**Provided data:**
***

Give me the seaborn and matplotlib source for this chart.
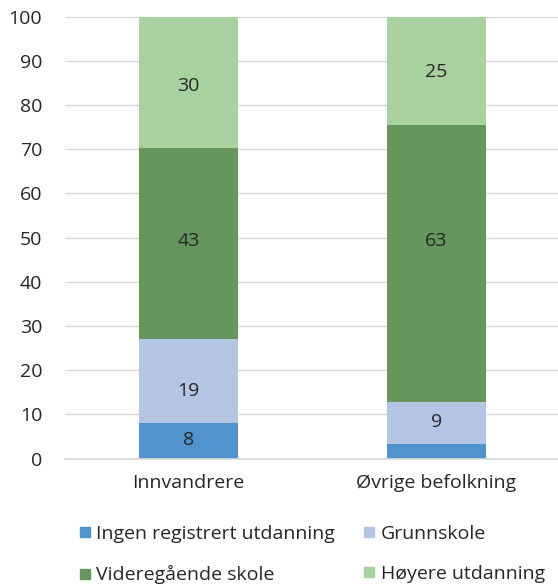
import numpy as np
import pandas as pd
import matplotlib
matplotlib.use("Agg")
import matplotlib.pyplot as plt
from matplotlib.lines import Line2D
import seaborn as sns

# Data (percent)
categories = ["Innvandrere", "Øvrige befolkning"]
series = ["Ingen registrert utdanning", "Grunnskole", "Videregående skole", "Høyere utdanning"]
ingen = [8.1, 3.4]
grunnskole = [18.9, 9.4]
videregaende = [43.3, 62.6]
hoyere = [29.7, 24.6]
# label heights as placed in the reference (None = no label)
label_y = {
    "Ingen registrert utdanning": [4.2, None],
    "Grunnskole": [15.3, 8.3],
    "Videregående skole": [49.2, 49.2],
    "Høyere utdanning": [84.3, 87.5],
}
colors = ["#5093cd", "#b4c5e4", "#66965e", "#a9d19f"]

sns.set_theme(style="white")
plt.rcParams["font.family"] = ["Open Sans", "DejaVu Sans"]

df = pd.DataFrame({
    "kategori": categories,
    series[0]: ingen,
    series[1]: grunnskole,
    series[2]: videregaende,
    series[3]: hoyere,
})

fig = plt.figure(figsize=(5.58, 5.85), dpi=100)
ax = fig.add_axes([0.1156, 0.2162, 0.889, 0.7553])

bottom = np.zeros(len(categories))
for name, col in zip(series, colors):
    vals = df[name].to_numpy()
    sns.barplot(x=df["kategori"], y=vals, bottom=bottom, color=col, width=0.4,
                saturation=1, ax=ax, zorder=3, linewidth=0)
    for i, v in enumerate(vals):
        ly = label_y[name][i]
        if ly is not None:
            ax.text(i, ly, f"{v:.0f}", ha="center", va="center",
                    fontsize=14, color="#262626", zorder=4)
    bottom += vals

ax.set_ylim(0, 100)
ax.set_xlim(-0.5, 1.5)
ax.set_yticks(range(0, 101, 10))
ax.yaxis.grid(True, color="#d9d9d9", linewidth=1, zorder=0)
ax.set_xlabel("")
ax.set_ylabel("")
for s in ["top", "right", "left"]:
    ax.spines[s].set_visible(False)
ax.spines["bottom"].set_color("#d9d9d9")
ax.spines["bottom"].set_zorder(5)
ax.tick_params(axis="y", length=0, labelsize=14, labelcolor="#262626", pad=16)
ax.tick_params(axis="x", length=0, labelsize=14, labelcolor="#262626", pad=11)
ax.set_xticks([0.5], minor=True)
ax.tick_params(axis="x", which="minor", length=5, color="#d9d9d9", width=1)

# legend filled row-wise like the reference
order = [0, 2, 1, 3]
handles = [Line2D([0], [0], marker="s", linestyle="", markersize=7,
                  markerfacecolor=colors[k], markeredgecolor=colors[k]) for k in order]
labels = [series[k] for k in order]
fig.legend(handles, labels, ncol=2, loc="upper left", bbox_to_anchor=(0.1415, 0.1027),
           frameon=False, fontsize=14, handlelength=0.6, handletextpad=0.3,
           columnspacing=1.45, labelspacing=1.15, labelcolor="#262626",
           borderaxespad=0, borderpad=0)

fig.savefig("out.png", dpi=100)
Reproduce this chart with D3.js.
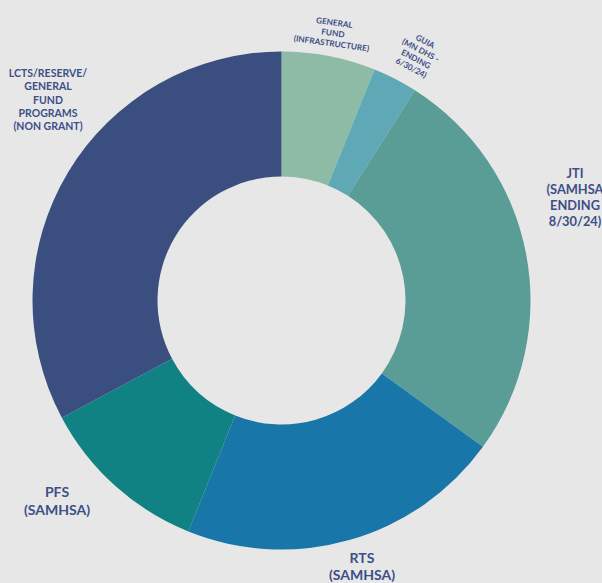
<!DOCTYPE html>
<html>
<head>
<meta charset="utf-8">
<script src="https://cdn.jsdelivr.net/npm/d3@7"></script>
<style>
  html, body { margin: 0; padding: 0; background: #e6e7e6; }
  svg { display: block; }
  .label { font-family: Lato, "Open Sans", sans-serif; font-weight: 700; fill: #3d4f88; }
</style>
</head>
<body>
<div id="wrapper"></div>
<script>
// funding sources, clockwise from 12 o'clock
const categories = [
  "GENERAL FUND (INFRASTRUCTURE)",
  "GUIA (MN DHS - ENDING 6/30/24)",
  "JTI (SAMHSA ENDING 8/30/24)",
  "RTS (SAMHSA)",
  "PFS (SAMHSA)",
  "LCTS/RESERVE/ GENERAL FUND PROGRAMS (NON GRANT)",
]
const shares = [6.1, 2.9, 26.0, 21.1, 11.1, 32.8]
const colors = ["#8dbba6", "#5fa8b6", "#5a9d97", "#1876a8", "#118283", "#3a4f80"]

// label line breaks as shown in the picture
const labelLines = [
  ["GENERAL", "FUND", "(INFRASTRUCTURE)"],
  ["GUIA", "(MN DHS -", "ENDING", "6/30/24)"],
  ["JTI", "(SAMHSA", "ENDING", "8/30/24)"],
  ["RTS", "(SAMHSA)"],
  ["PFS", "(SAMHSA)"],
  ["LCTS/RESERVE/", "GENERAL", "FUND", "PROGRAMS", "(NON GRANT)"],
]

async function drawDonut() {
  const dimensions = {
    width: 602,
    height: 583,
    cx: 281.5,
    cy: 300.5,
    outerRadius: 249,
    innerRadius: 124,
  }

  const dataset = categories.map((c, i) => ({ name: c, value: shares[i], color: colors[i], lines: labelLines[i] }))

  const wrapper = d3.select("#wrapper")
    .append("svg")
      .attr("width", dimensions.width)
      .attr("height", dimensions.height)

  const bounds = wrapper.append("g")
    .attr("transform", `translate(${dimensions.cx}, ${dimensions.cy})`)

  const pie = d3.pie()
    .sort(null)
    .value(d => d.value)

  const arc = d3.arc()
    .innerRadius(dimensions.innerRadius)
    .outerRadius(dimensions.outerRadius)

  bounds.selectAll(".slice")
    .data(pie(dataset))
    .enter().append("path")
      .attr("class", "slice")
      .attr("d", arc)
      .attr("fill", d => d.data.color)

  // label placement (absolute page coords), font size, line height, rotation
  const labelLayout = [
    { x: 334, y: 25.5, size: 8.2, lh: 10.5, rot: 8 },
    { x: 424, y: 44, size: 8.2, lh: 10, rot: 28 },
    { x: 575, y: 178, size: 12.8, lh: 16, rot: 0 },
    { x: 362, y: 563, size: 14, lh: 17, rot: 0 },
    { x: 57, y: 497, size: 14, lh: 17.5, rot: 0 },
    { x: 48, y: 77, size: 10.5, lh: 13.3, rot: 0 },
  ]

  const labels = wrapper.selectAll(".label")
    .data(dataset)
    .enter().append("text")
      .attr("class", "label")
      .attr("text-anchor", "middle")
      .attr("transform", (d, i) => `translate(${labelLayout[i].x}, ${labelLayout[i].y}) rotate(${labelLayout[i].rot})`)
      .style("font-size", (d, i) => `${labelLayout[i].size}px`)

  labels.each(function (d, i) {
    d3.select(this).selectAll("tspan")
      .data(d.lines)
      .enter().append("tspan")
        .attr("x", 0)
        .attr("y", (l, j) => j * labelLayout[i].lh)
        .text(l => l)
  })
}
drawDonut()
</script>
</body>
</html>
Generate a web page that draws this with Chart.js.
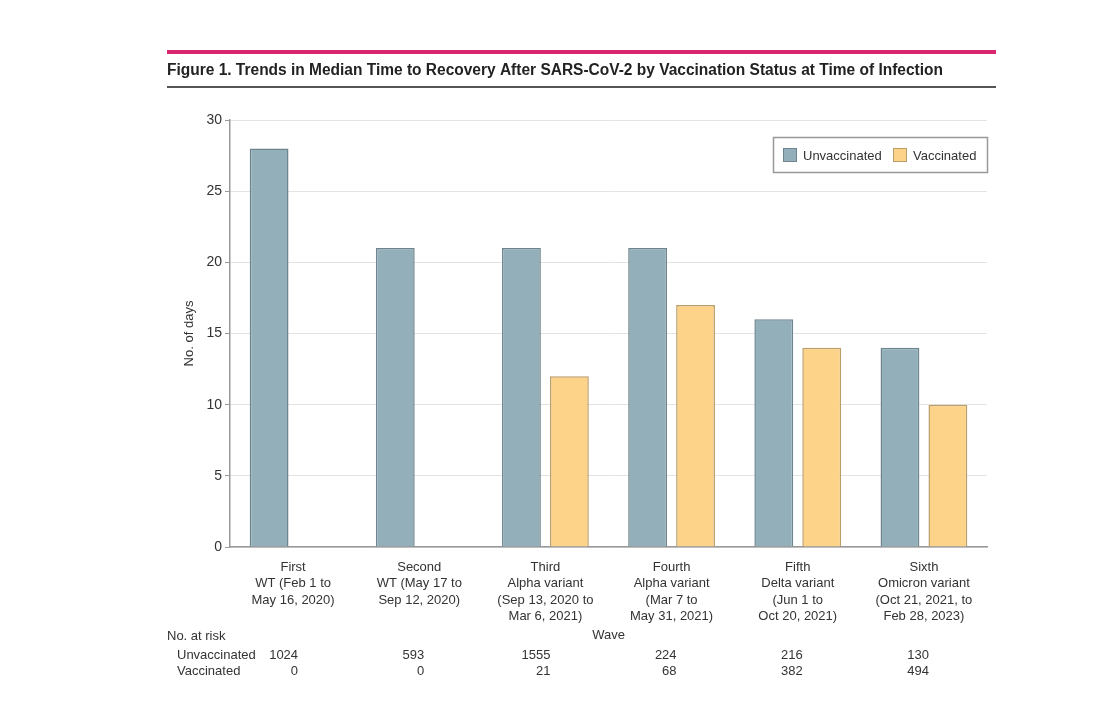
<!DOCTYPE html>
<html>
<head>
<meta charset="utf-8">
<script src="https://cdn.jsdelivr.net/npm/chart.js@4/dist/chart.umd.min.js"></script>
<style>
  html, body { margin: 0; padding: 0; background: #fff; }
  #wrap { width: 1100px; height: 725px; position: relative; }
</style>
</head>
<body>
<div id="wrap"><canvas id="grafico" width="1100" height="725"></canvas></div>
<script>
const ondas = [
  ["First", "WT (Feb 1 to", "May 16, 2020)"],
  ["Second", "WT (May 17 to", "Sep 12, 2020)"],
  ["Third", "Alpha variant", "(Sep 13, 2020 to", "Mar 6, 2021)"],
  ["Fourth", "Alpha variant", "(Mar 7 to", "May 31, 2021)"],
  ["Fifth", "Delta variant", "(Jun 1 to", "Oct 20, 2021)"],
  ["Sixth", "Omicron variant", "(Oct 21, 2021, to", "Feb 28, 2023)"]
];
const naoVacinados = [28, 21, 21, 21, 16, 14];
const vacinados = [null, null, 12, 17, 14, 10];
const riscoNaoVacinados = [1024, 593, 1555, 224, 216, 130];
const riscoVacinados = [0, 0, 21, 68, 382, 494];
const ticksY = [0, 5, 10, 15, 20, 25, 30];

const FONTE = "'Liberation Sans', Arial, sans-serif";
const TEXTO = "#333";

// texto espremido na horizontal pra caber na largura
function textoEstreito(ctx, txt, x, y, largura) {
  const w = ctx.measureText(txt).width;
  const k = Math.min(1, largura / w);
  ctx.save();
  ctx.translate(x, y);
  ctx.scale(k, 1);
  ctx.fillText(txt, 0, 0);
  ctx.restore();
}

const extras = {
  id: "extras",
  afterDraw(chart) {
    const ctx = chart.ctx;
    const x = chart.scales.x;
    ctx.save();

    // titulo com as linhas
    ctx.fillStyle = "#d9266f";
    ctx.fillRect(167, 50, 829, 4);
    ctx.fillStyle = "#555";
    ctx.fillRect(167, 86, 829, 2);
    ctx.fillStyle = "#222";
    ctx.font = "bold 16px " + FONTE;
    ctx.textBaseline = "middle";
    ctx.textAlign = "left";
    textoEstreito(ctx, "Figure 1. Trends in Median Time to Recovery After SARS-CoV-2 by Vaccination Status at Time of Infection", 167, 71, 776);

    // legenda
    ctx.strokeStyle = "#999";
    ctx.lineWidth = 1.5;
    ctx.strokeRect(773.5, 137.5, 214, 35);
    ctx.font = "13px " + FONTE;
    let lx = 783;
    chart.data.datasets.forEach(ds => {
      ctx.fillStyle = ds.backgroundColor;
      ctx.fillRect(lx, 148, 14, 14);
      ctx.strokeStyle = ds.borderColor;
      ctx.lineWidth = 1;
      ctx.strokeRect(lx + 0.5, 148.5, 13, 13);
      ctx.fillStyle = TEXTO;
      ctx.fillText(ds.label, lx + 20, 156);
      lx += 110;
    });

    // tabela "No. at risk"
    ctx.fillStyle = TEXTO;
    ctx.font = "13px " + FONTE;
    ctx.textAlign = "left";
    ctx.fillText("No. at risk", 167, 636);
    ctx.fillText("Unvaccinated", 177, 655);
    ctx.fillText("Vaccinated", 177, 671);
    ctx.textAlign = "right";
    ondas.forEach((_, i) => {
      const px = x.getPixelForValue(i) + 5;
      ctx.fillText(String(riscoNaoVacinados[i]), px, 655);
      ctx.fillText(String(riscoVacinados[i]), px, 671);
    });
    ctx.restore();
  }
};

new Chart(document.getElementById("grafico"), {
  type: "bar",
  data: {
    labels: ondas,
    datasets: [
      {
        label: "Unvaccinated",
        data: naoVacinados,
        backgroundColor: "#93afba",
        borderColor: "#6e848e",
        borderWidth: 1.5,
        categoryPercentage: 0.76,
        barPercentage: 0.81
      },
      {
        label: "Vaccinated",
        data: vacinados,
        backgroundColor: "#fdd389",
        borderColor: "#bb9d68",
        borderWidth: 1.5,
        categoryPercentage: 0.76,
        barPercentage: 0.81
      }
    ]
  },
  options: {
    responsive: false,
    animation: false,
    layout: { padding: { left: 170, right: 113, top: 120, bottom: 78 } },
    plugins: {
      legend: { display: false },
      tooltip: { enabled: false }
    },
    scales: {
      x: {
        grid: { display: false },
        border: { color: "#999", width: 1.5 },
        ticks: {
          color: TEXTO,
          padding: 4,
          maxRotation: 0,
          autoSkip: false,
          font: { family: FONTE, size: 13, lineHeight: 1.27 }
        },
        title: {
          display: true,
          text: "Wave",
          color: TEXTO,
          font: { family: FONTE, size: 13 },
          padding: { top: 2, bottom: 4 }
        },
        afterFit: s => { s.height = 100; }
      },
      y: {
        min: 0,
        max: 30,
        afterBuildTicks: s => { s.ticks = ticksY.map(v => ({ value: v })); },
        grid: { color: "#e3e3e3", tickColor: "#999", tickLength: 5, lineWidth: 1 },
        border: { color: "#999", width: 1.5 },
        ticks: {
          color: TEXTO,
          padding: 3,
          font: { family: FONTE, size: 14 }
        },
        title: {
          display: true,
          text: "No. of days",
          color: TEXTO,
          font: { family: FONTE, size: 13 },
          padding: { top: 12, bottom: 0 }
        },
        afterFit: s => { s.width = 60; }
      }
    }
  },
  plugins: [extras]
});
</script>
</body>
</html>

***

**Task:**
Starting at the first line of the records above, set down each line exactly through the one that holds "bottom += vals". Omit pictures.

**Response:**
Give me the seaborn and matplotlib source for this chart.
import numpy as np
import pandas as pd
import matplotlib
matplotlib.use("Agg")
import matplotlib.pyplot as plt
from matplotlib.lines import Line2D
import seaborn as sns

# Data (percent)
categories = ["Innvandrere", "Øvrige befolkning"]
series = ["Ingen registrert utdanning", "Grunnskole", "Videregående skole", "Høyere utdanning"]
ingen = [8.1, 3.4]
grunnskole = [18.9, 9.4]
videregaende = [43.3, 62.6]
hoyere = [29.7, 24.6]
# label heights as placed in the reference (None = no label)
label_y = {
    "Ingen registrert utdanning": [4.2, None],
    "Grunnskole": [15.3, 8.3],
    "Videregående skole": [49.2, 49.2],
    "Høyere utdanning": [84.3, 87.5],
}
colors = ["#5093cd", "#b4c5e4", "#66965e", "#a9d19f"]

sns.set_theme(style="white")
plt.rcParams["font.family"] = ["Open Sans", "DejaVu Sans"]

df = pd.DataFrame({
    "kategori": categories,
    series[0]: ingen,
    series[1]: grunnskole,
    series[2]: videregaende,
    series[3]: hoyere,
})

fig = plt.figure(figsize=(5.58, 5.85), dpi=100)
ax = fig.add_axes([0.1156, 0.2162, 0.889, 0.7553])

bottom = np.zeros(len(categories))
for name, col in zip(series, colors):
    vals = df[name].to_numpy()
    sns.barplot(x=df["kategori"], y=vals, bottom=bottom, color=col, width=0.4,
                saturation=1, ax=ax, zorder=3, linewidth=0)
    for i, v in enumerate(vals):
        ly = label_y[name][i]
        if ly is not None:
            ax.text(i, ly, f"{v:.0f}", ha="center", va="center",
                    fontsize=14, color="#262626", zorder=4)
    bottom += vals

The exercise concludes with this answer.